In one 2021 business survey–which happened to include the financial services industry—only one in four employees felt that their employer demonstrated sufficient empathy. Broadly speaking, an empathetic response was described as respecting those times when employees’ personal lives took priority, as well as taking a flexible approach to how work gets completed.  

While every business (and boss) is different, the takeaway is clear: employers who prioritize their people’s health and safety get higher marks for empathy—and that can result in a number of business advantages. 

The Business Benefits of Displaying Empathy

According to recent research, when you treat your agents and employees empathetically, they’re likely to return the favor in both their attitude and performance. Specifically, you’re likely to see: 

  1. Higher Levels of Engagement  In a recent study of nearly 900 employees, 76% of workers who experienced empathy from their senior management reported feeling engaged at work, compared to only 32% of workers who felt their management was not empathetic. For agencies, that can translate to higher close ratios, improved customer service and fewer documentation errors.    
  2. Greater On-the-Job Innovation – In that same study, empathic managers were linked to inspiring creative problem-solving among their staff. Sixty-one percent of employees with empathic leaders felt they thought innovatively on-the-job, compared to just 13% of employees with less-empathetic bosses. For agencies, giving agents and employees the confidence to think outside the box can result in new selling and marketing strategies as well as improved workflows.   
  3. Improved Retention When people feel valued and understood at work, they’re more likely to stay. For example, one 2021 State of the Workplace survey found that 90% of Gen Z workers—the fast-growing work demographic—say they’re more likely to stay with an employer that demonstrates empathy as opposed to one that does not. Given the high cost of recruiting and training in the life and health insurance setting, a little empathy can go a long way.  
  4. An Improved ROI – You know that happier employees are more productive employees, but did you know that this can tangibly boost your ROI? The global consulting firm DDI developed a “Global Empathy Index,” ranking 160 businesses in terms of empathy. In financial terms, the top 10 most empathetic employers generated 50% more net income than their bottom 10 counterparts. Empathy is an unexpectedly-powerful business tool.  

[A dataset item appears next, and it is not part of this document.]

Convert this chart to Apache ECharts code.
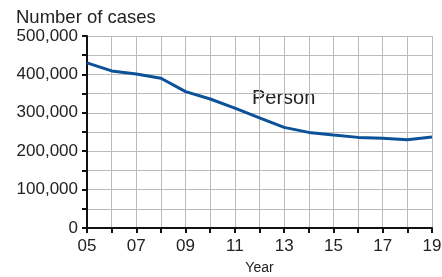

How to Cultivate Greater Empathy

You don’t need to adopt a soft and fuzzy management style to show your people that you care about their well-being. There are other ways to do so, including:  

  1. Check-in with your agents and employees periodically. Ask them how they’re doing, and listen attentively to their answers. In addition to what they say, read their nonverbal cues. If someone is struggling, be responsive and make positive suggestions. 
  2. Create an environment of open communication. Don’t interrupt or dismiss your people’s ideas off the cuff, and they will eventually feel comfortable sharing more information with you all around  
  3. Get familiar with all your company’s mental health resources, and make sure your people do, too. Make it clear that there is no weakness in taking advantage of them. Studies show that CEOs are 18% more likely than their employees to know what benefits are available, so don’t take for granted that your staff is aware of them 
  4. Give people the benefit of the doubt. If an employee asks to take extra time off or an agent shares why their production has been subpar, consider their words seriously and respond carefully and respectively.  

In short, developing greater empathy may very well spur your agency to greater heights this year. It will allow you to build stronger relationships with those you lead, while empowering your people to do their best work. And of course, it’s also the right thing to do.